En el primer día del juicio, los abogados de los presos independentistas se dedicaron a deslegitimar al Tribunal Supremo y a anunciar, a Madrid y al mundo, que esto era un juicio político, que el acusado en realidad era el pueblo catalán, que el delito cometido se llama democracia y otras flores reventonas del procesismo. Los acusados, que son inocentes hasta que se demuestre fehacientemente lo contrario, están acusados por la posible comisión de delitos muy concretos. Por supuesto muchos aseguran que esta buena gente no cometió ningún delito. Que Puigdemont declaró la independencia pero acto seguido, apenas una frase y media más tarde, advirtió que quedaba suspendida sine die. Que esta República verbal de quince segundos no puede traducirse en una condena a diez, quince o veinte años de prisión. Bueno. Para llegar a ese punto los independentistas conculcaron leyes y reglamentos, desobedecieron al Tribunal Constitucional, convocaron un referéndum ilegal y sin garantías e incumplieron, incluso, las llamadas leyes de desconexión, frangolladas por su apurada mayoría parlamentaria, por no hablar de lo que vino después. Pero nada de eso debe comportar -según los atrapados en la lógica procesista-ninguna consecuencia penal. Si acaso una multa, un cachete, un vayan con cuidado la próxima vez. Mientras tanto el actual presidente de la Generalitat arremetía contra el Supremo, advertía que podía proclamar la república cuando quisiera y exigía, de nuevo, la convocatoria de un referéndum para la independencia catalana. En cualquier país razonable ese señor de mejillas sonrosadas, un independentista sinceramente etnicista y sentidamente católico, que lleva ganduleando desde mayo pasado por los alrededores de la plaza Sant Jaume, recibiría mañana una querella de la Abogacía del Estado. No será así, por supuesto, y este delirio mendaz y consentido tendrá sus consecuencias. Es decir, seguirá teniéndolas. A poca distancia, en el Congreso de los Diputados, el Gobierno socialista, a través de su ministra de Hacienda, repetía que solo los impuros de corazón serán capaces de no votar su proyecto de presupuestos generales.

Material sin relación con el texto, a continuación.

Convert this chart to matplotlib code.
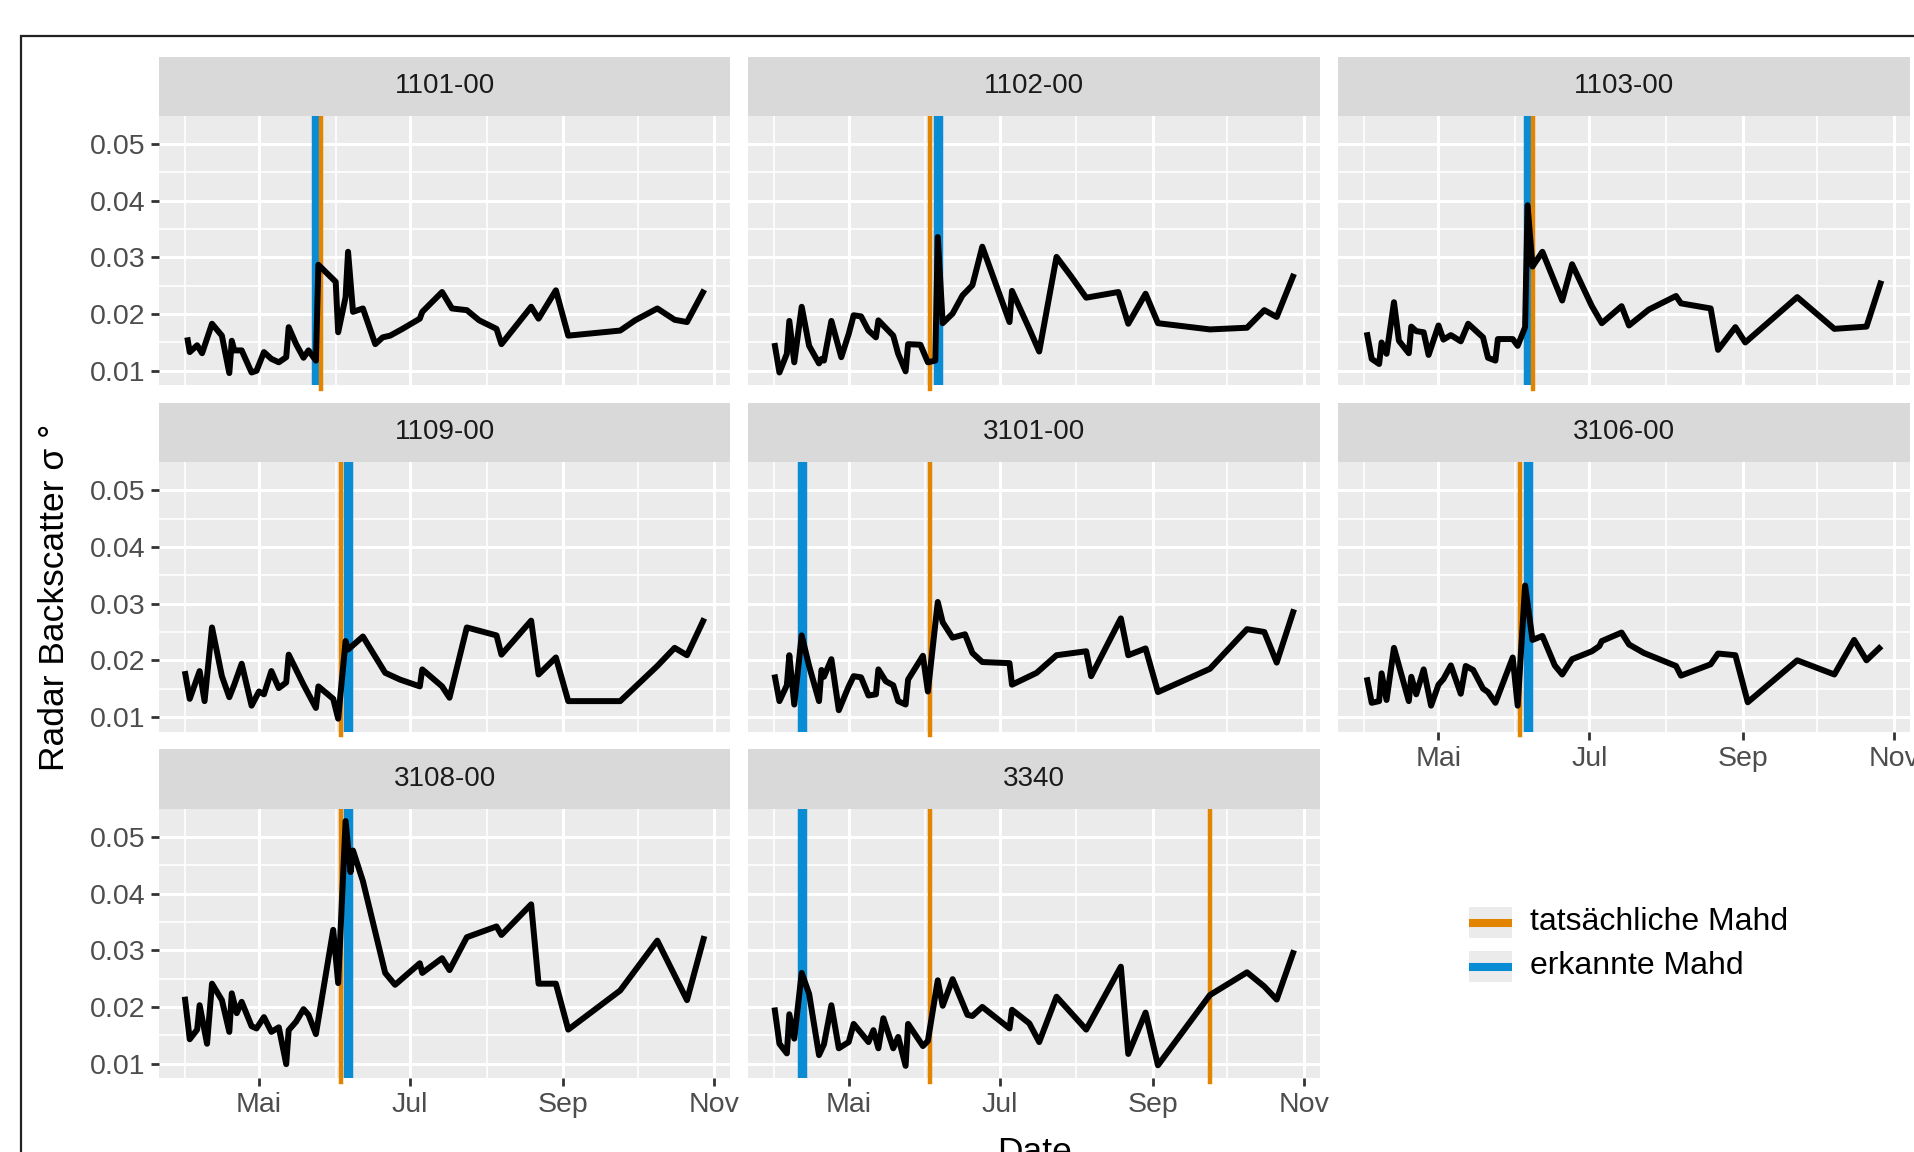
import matplotlib
matplotlib.use("Agg")
import matplotlib.pyplot as plt
import matplotlib.dates as mdates
import numpy as np
import pandas as pd
from matplotlib.patches import Rectangle
from matplotlib.lines import Line2D

plt.rcParams['font.family'] = ['Liberation Sans', 'DejaVu Sans']

YEAR = 2018

# ---------------- data ----------------
panels = ["1101-00", "1102-00", "1103-00", "1109-00", "3101-00", "3106-00", "3108-00", "3340"]

dates_1101 = ["04-02","04-03","04-06","04-08","04-12","04-16","04-19","04-20","04-21","04-24","04-28","04-30",
              "05-03","05-06","05-09","05-12","05-13","05-16","05-19","05-21","05-24","05-25","06-01","06-02",
              "06-05","06-06","06-08","06-12","06-17","06-20","06-23","06-28","07-05","07-06","07-14","07-18",
              "07-24","07-29","08-05","08-07","08-19","08-22","08-29","09-03","09-24","09-30","10-09","10-16",
              "10-21","10-28"]
vals_1101 = [0.0159,0.0133,0.0145,0.0131,0.0183,0.0162,0.0096,0.0153,0.0136,0.0136,0.0097,0.0100,
             0.0133,0.0121,0.0115,0.0124,0.0177,0.0147,0.0123,0.0136,0.0118,0.0287,0.0257,0.0168,
             0.0230,0.0310,0.0204,0.0210,0.0147,0.0159,0.0162,0.0174,0.0192,0.0204,0.0239,0.0210,
             0.0207,0.0189,0.0174,0.0147,0.0213,0.0192,0.0242,0.0162,0.0171,0.0189,0.0210,0.0190,
             0.0186,0.0243]

dates_1102 = ["04-01","04-03","04-06","04-07","04-09","04-12","04-15","04-19","04-20","04-21","04-24","04-28",
              "05-01","05-03","05-06","05-09","05-12","05-13","05-19","05-21","05-24","05-25","05-30","06-02",
              "06-05","06-06","06-08","06-12","06-16","06-20","06-24","07-05","07-06","07-13","07-17","07-24",
              "07-30","08-05","08-18","08-22","08-29","09-03","09-24","10-09","10-16","10-21","10-28"]
vals_1102 = [0.0149,0.0097,0.0130,0.0188,0.0115,0.0213,0.0144,0.0113,0.0121,0.0118,0.0188,0.0124,
             0.0165,0.0198,0.0196,0.0171,0.0159,0.0189,0.0162,0.0130,0.0099,0.0147,0.0146,0.0115,
             0.0118,0.0336,0.0184,0.0201,0.0233,0.0251,0.0319,0.0186,0.0241,0.0174,0.0134,0.0301,
             0.0266,0.0229,0.0239,0.0183,0.0236,0.0184,0.0173,0.0176,0.0207,0.0195,0.0271]

dates_1103 = ["04-02","04-04","04-07","04-08","04-10","04-13","04-15","04-19","04-20","04-22","04-25","04-27",
              "05-01","05-03","05-06","05-10","05-13","05-19","05-21","05-24","05-25","05-31","06-02","06-05",
              "06-06","06-08","06-12","06-20","06-24","07-02","07-06","07-14","07-17","07-25","08-05","08-07",
              "08-19","08-22","08-29","09-02","09-23","10-08","10-21","10-27"]
vals_1103 = [0.0168,0.0121,0.0112,0.0150,0.0130,0.0221,0.0153,0.0131,0.0178,0.0170,0.0168,0.0128,
             0.0180,0.0155,0.0163,0.0152,0.0183,0.0159,0.0123,0.0118,0.0156,0.0156,0.0144,0.0177,
             0.0392,0.0284,0.0310,0.0224,0.0288,0.0214,0.0184,0.0214,0.0180,0.0208,0.0232,0.0219,
             0.0210,0.0137,0.0177,0.0150,0.0230,0.0174,0.0178,0.0259]

dates_1109 = ["04-01","04-03","04-07","04-09","04-12","04-16","04-19","04-21","04-24","04-28","05-01","05-03",
              "05-06","05-09","05-12","05-13","05-19","05-24","05-25","05-31","06-02","06-05","06-06","06-12",
              "06-21","06-27","07-05","07-06","07-14","07-17","07-24","08-05","08-07","08-19","08-22","08-29",
              "09-03","09-24","10-09","10-16","10-21","10-28"]
vals_1109 = [0.0181,0.0132,0.0181,0.0128,0.0258,0.0172,0.0135,0.0157,0.0194,0.0120,0.0145,0.0140,
             0.0181,0.0151,0.0161,0.0210,0.0157,0.0116,0.0154,0.0132,0.0097,0.0234,0.0219,0.0242,
             0.0178,0.0166,0.0154,0.0184,0.0154,0.0134,0.0258,0.0244,0.0210,0.0270,0.0175,0.0205,
             0.0128,0.0128,0.0190,0.0222,0.0209,0.0274]

dates_3101 = ["04-01","04-03","04-06","04-07","04-09","04-12","04-15","04-19","04-20","04-21","04-24","04-27",
              "05-01","05-03","05-06","05-09","05-12","05-13","05-16","05-19","05-21","05-24","05-25","05-31",
              "06-02","06-06","06-08","06-12","06-17","06-20","06-24","07-05","07-06","07-16","07-24","08-05",
              "08-07","08-19","08-22","08-29","09-03","09-24","10-09","10-16","10-21","10-28"]
vals_3101 = [0.0175,0.0128,0.0156,0.0209,0.0122,0.0244,0.0190,0.0128,0.0183,0.0171,0.0202,0.0112,
             0.0154,0.0172,0.0170,0.0138,0.0140,0.0184,0.0163,0.0156,0.0128,0.0122,0.0166,0.0208,
             0.0145,0.0303,0.0267,0.0240,0.0246,0.0213,0.0197,0.0195,0.0157,0.0178,0.0209,0.0216,
             0.0172,0.0274,0.0209,0.0221,0.0144,0.0185,0.0255,0.0250,0.0196,0.0290]

dates_3106 = ["04-02","04-04","04-07","04-08","04-10","04-13","04-16","04-19","04-20","04-22","04-25","04-28",
              "05-01","05-03","05-06","05-10","05-12","05-15","05-19","05-21","05-24","05-31","06-02","06-05",
              "06-08","06-12","06-17","06-20","06-24","07-02","07-05","07-06","07-14","07-17","07-23","08-05",
              "08-07","08-19","08-22","08-29","09-03","09-23","10-08","10-16","10-21","10-27"]
vals_3106 = [0.0170,0.0125,0.0128,0.0177,0.0130,0.0222,0.0175,0.0128,0.0171,0.0140,0.0184,0.0120,
             0.0157,0.0167,0.0191,0.0141,0.0190,0.0183,0.0150,0.0144,0.0125,0.0205,0.0120,0.0332,
             0.0236,0.0243,0.0191,0.0175,0.0202,0.0216,0.0225,0.0234,0.0249,0.0228,0.0213,0.0190,
             0.0173,0.0193,0.0212,0.0209,0.0126,0.0200,0.0175,0.0236,0.0200,0.0225]

dates_3108 = ["04-01","04-03","04-06","04-07","04-10","04-12","04-16","04-19","04-20","04-22","04-24","04-28",
              "04-30","05-03","05-06","05-09","05-12","05-13","05-16","05-19","05-21","05-24","05-31","06-02",
              "06-05","06-07","06-08","06-12","06-21","06-25","07-05","07-06","07-14","07-17","07-24","08-05",
              "08-07","08-19","08-22","08-29","09-03","09-24","10-09","10-21","10-28"]
vals_3108 = [0.0218,0.0143,0.0160,0.0203,0.0135,0.0241,0.0212,0.0156,0.0224,0.0189,0.0209,0.0166,
             0.0162,0.0182,0.0156,0.0164,0.0099,0.0159,0.0174,0.0196,0.0186,0.0152,0.0336,0.0242,
             0.0528,0.0438,0.0476,0.0422,0.0260,0.0239,0.0277,0.0260,0.0286,0.0265,0.0323,0.0342,
             0.0327,0.0381,0.0241,0.0241,0.0160,0.0229,0.0317,0.0212,0.0325]

dates_3340 = ["04-01","04-03","04-06","04-07","04-09","04-12","04-15","04-19","04-21","04-24","04-27","05-01",
              "05-03","05-09","05-11","05-13","05-15","05-19","05-21","05-24","05-25","05-31","06-02","06-06",
              "06-08","06-12","06-18","06-20","06-24","07-05","07-06","07-13","07-17","07-24","08-05","08-19",
              "08-22","08-29","09-03","09-24","10-09","10-16","10-21","10-28"]
vals_3340 = [0.0199,0.0135,0.0118,0.0187,0.0144,0.0260,0.0223,0.0115,0.0134,0.0203,0.0127,0.0138,
             0.0170,0.0138,0.0159,0.0127,0.0180,0.0127,0.0147,0.0096,0.0170,0.0131,0.0140,0.0247,
             0.0202,0.0249,0.0186,0.0184,0.0200,0.0162,0.0195,0.0171,0.0138,0.0218,0.0160,0.0271,
             0.0117,0.0190,0.0097,0.0221,0.0261,0.0236,0.0213,0.0300]

# mowing dates: actual ("tatsächliche Mahd") and detected ("erkannte Mahd")
actual_mowing = {"1101-00": ["05-26"], "1102-00": ["06-03"], "1103-00": ["06-08"], "1109-00": ["06-03"],
                 "3101-00": ["06-03"], "3106-00": ["06-03"], "3108-00": ["06-03"], "3340": ["06-03", "09-24"]}
detected_mowing = {"1101-00": ["05-24"], "1102-00": ["06-06"], "1103-00": ["06-06"], "1109-00": ["06-06"],
                   "3101-00": ["04-12"], "3106-00": ["06-06"], "3108-00": ["06-06"], "3340": ["04-12"]}

month_ticks = ["05-01", "07-01", "09-01", "11-01"]
month_labels = ["Mai", "Jul", "Sep", "Nov"]
month_minor = ["04-01", "06-01", "08-01", "10-01"]
y_major = [0.01, 0.02, 0.03, 0.04, 0.05]
legend_labels = ["tatsächliche Mahd", "erkannte Mahd"]

series = {"1101-00": (dates_1101, vals_1101), "1102-00": (dates_1102, vals_1102),
          "1103-00": (dates_1103, vals_1103), "1109-00": (dates_1109, vals_1109),
          "3101-00": (dates_3101, vals_3101), "3106-00": (dates_3106, vals_3106),
          "3108-00": (dates_3108, vals_3108), "3340": (dates_3340, vals_3340)}

ORANGE = "#E38400"
BLUE = "#0A8CD4"


def to_num(md):
    return mdates.date2num(pd.to_datetime([f"{YEAR}-{d}" for d in md]).to_pydatetime())


# ---------------- layout ----------------
W, H = 1915, 1152
fig = plt.figure(figsize=(W / 100, H / 100), dpi=100)
fig.patch.set_facecolor("white")

col_left = [158.8, 748.5, 1338.3]
CW = 571.5
strip_top = [56.5, 402.7, 749.3]
SH = 59.5
PH = 269.3

# shared scales (ggplot-like 5% expansion)
all_x = np.concatenate([to_num(series[p][0]) for p in panels])
all_y = np.concatenate([np.array(series[p][1]) for p in panels])
xs = all_x.max() - all_x.min()
xlim = (all_x.min() - 0.05 * xs, all_x.max() + 0.05 * xs)
ys = all_y.max() - all_y.min()
ylim = (all_y.min() - 0.05 * ys, all_y.max() + 0.05 * ys)
y_minor = [v for v in [0.005, 0.015, 0.025, 0.035, 0.045, 0.055] if ylim[0] < v < ylim[1]]

bottom_panels = {"3108-00", "3340", "3106-00"}

for i, name in enumerate(panels):
    row, col = divmod(i, 3)
    left = col_left[col]
    stop = strip_top[row]
    ptop = stop + SH

    ax = fig.add_axes([left / W, 1 - (ptop + PH) / H, CW / W, PH / H])
    ax.set_facecolor("#EBEBEB")
    for s in ax.spines.values():
        s.set_visible(False)
    ax.set_xlim(xlim)
    ax.set_ylim(ylim)
    ax.set_xticks(to_num(month_ticks))
    ax.set_xticks(to_num(month_minor), minor=True)
    ax.set_yticks(y_major)
    ax.set_yticks(y_minor, minor=True)
    ax.grid(which="major", color="white", lw=2.2)
    ax.grid(which="minor", color="white", lw=1.2)
    ax.set_axisbelow(True)
    ax.tick_params(which="minor", length=0)

    show_x = name in bottom_panels
    show_y = col == 0
    ax.tick_params(axis="x", which="major", length=5.6 if show_x else 0, width=2.0,
                   color="#333333", labelcolor="#4D4D4D", labelsize=20.5, pad=4.5,
                   labelbottom=show_x)
    ax.tick_params(axis="y", which="major", length=5.6 if show_y else 0, width=2.0,
                   color="#333333", labelcolor="#4D4D4D", labelsize=20.5, pad=4.0,
                   labelleft=show_y)
    ax.set_xticklabels(month_labels)
    ax.set_yticklabels([f"{v:.2f}" for v in y_major])

    for d in to_num(detected_mowing[name]):
        ax.axvline(d, color=BLUE, lw=6.8, zorder=2)
    for d in to_num(actual_mowing[name]):
        ax.axvline(d, ymin=-0.013, ymax=1, color=ORANGE, lw=3.2, zorder=2.1, clip_on=False)

    dx, vy = series[name]
    ax.plot(to_num(dx), vy, color="black", lw=4.3, solid_joinstyle="round",
            solid_capstyle="butt", zorder=3)

    sax = fig.add_axes([left / W, 1 - (stop + SH) / H, CW / W, SH / H])
    sax.set_facecolor("#D9D9D9")
    sax.set_xticks([])
    sax.set_yticks([])
    for s in sax.spines.values():
        s.set_visible(False)
    sax.text(0.5, 0.5, name, ha="center", va="center", fontsize=20, color="#1A1A1A",
             transform=sax.transAxes)

# axis titles
fig.text(55 / W, 1 - 597 / H, "Radar Backscatter σ °", rotation=90, ha="center", va="center",
         fontsize=25.5, color="black")
fig.text(1035 / W, 1 - 1136 / H, "Date", ha="center", va="top", fontsize=25.5, color="black")

# legend
legend_colors = [ORANGE, BLUE]
key_tops = [907, 951]
for lab, colr, kt in zip(legend_labels, legend_colors, key_tops):
    fig.add_artist(Rectangle((1469 / W, 1 - (kt + 31) / H), 43 / W, 31 / H,
                             transform=fig.transFigure, facecolor="#EBEBEB", edgecolor="none"))
    yc = 1 - (kt + 15.5) / H
    fig.add_artist(Line2D([1469 / W, 1512 / W], [yc, yc], transform=fig.transFigure,
                          color=colr, lw=5.8, solid_capstyle="butt"))
    fig.text(1530 / W, yc, lab, ha="left", va="center", fontsize=23, color="black")

# outer frame (cropped at right/bottom)
fig.add_artist(Rectangle((21 / W, -0.1), 1.2, (1 - 36 / H) + 0.1, transform=fig.transFigure,
                         fill=False, edgecolor="#222222", lw=1.6))

fig.savefig("out.png", dpi=100)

El Estado español tiene un problema grave en vías de cronificación, Lo tiene hace tiempo: cuando los partidos abdicaron del todo de su responsabilidad política -cabe decir: constitucional- y decidieron comportarse como banderías para crecer en el mercado electoral sobre la polarización. La recesión económica no ha sido una coyuntura particularmente brutal e hiriente, sino la pila bautismal de una transformación de las relaciones empresariales, sociales y laborales que ha empeorado la situación de la gran mayoría de los ciudadanos. El malestar de un presente incómodo (si tienes suerte) y un futuro oscuro e incierto se expresa con ensueños independentistas. La profundización de la crisis catalana y el surgimiento de la ultraderecha han agravado la situación. Los grandes asuntos de Estado -la muy peligrosa deuda pública, la sostenibilidad a medio plazo de las pensiones y del sistema sanitario, las elevadas cuotas de desempleo, la reforma de las administraciones la desigualdad y la pauperización de un creciente precariado- han sido obliterados. De la crisis económica sale el común de los mortales en cuanto comienza a crecer el PIB. Las crisis políticas, si se cronifican, son capaces de agotar o tapiar los recursos de un país durante generaciones y acabar con la legitimidad democrática de cualquier proyecto de vida en común.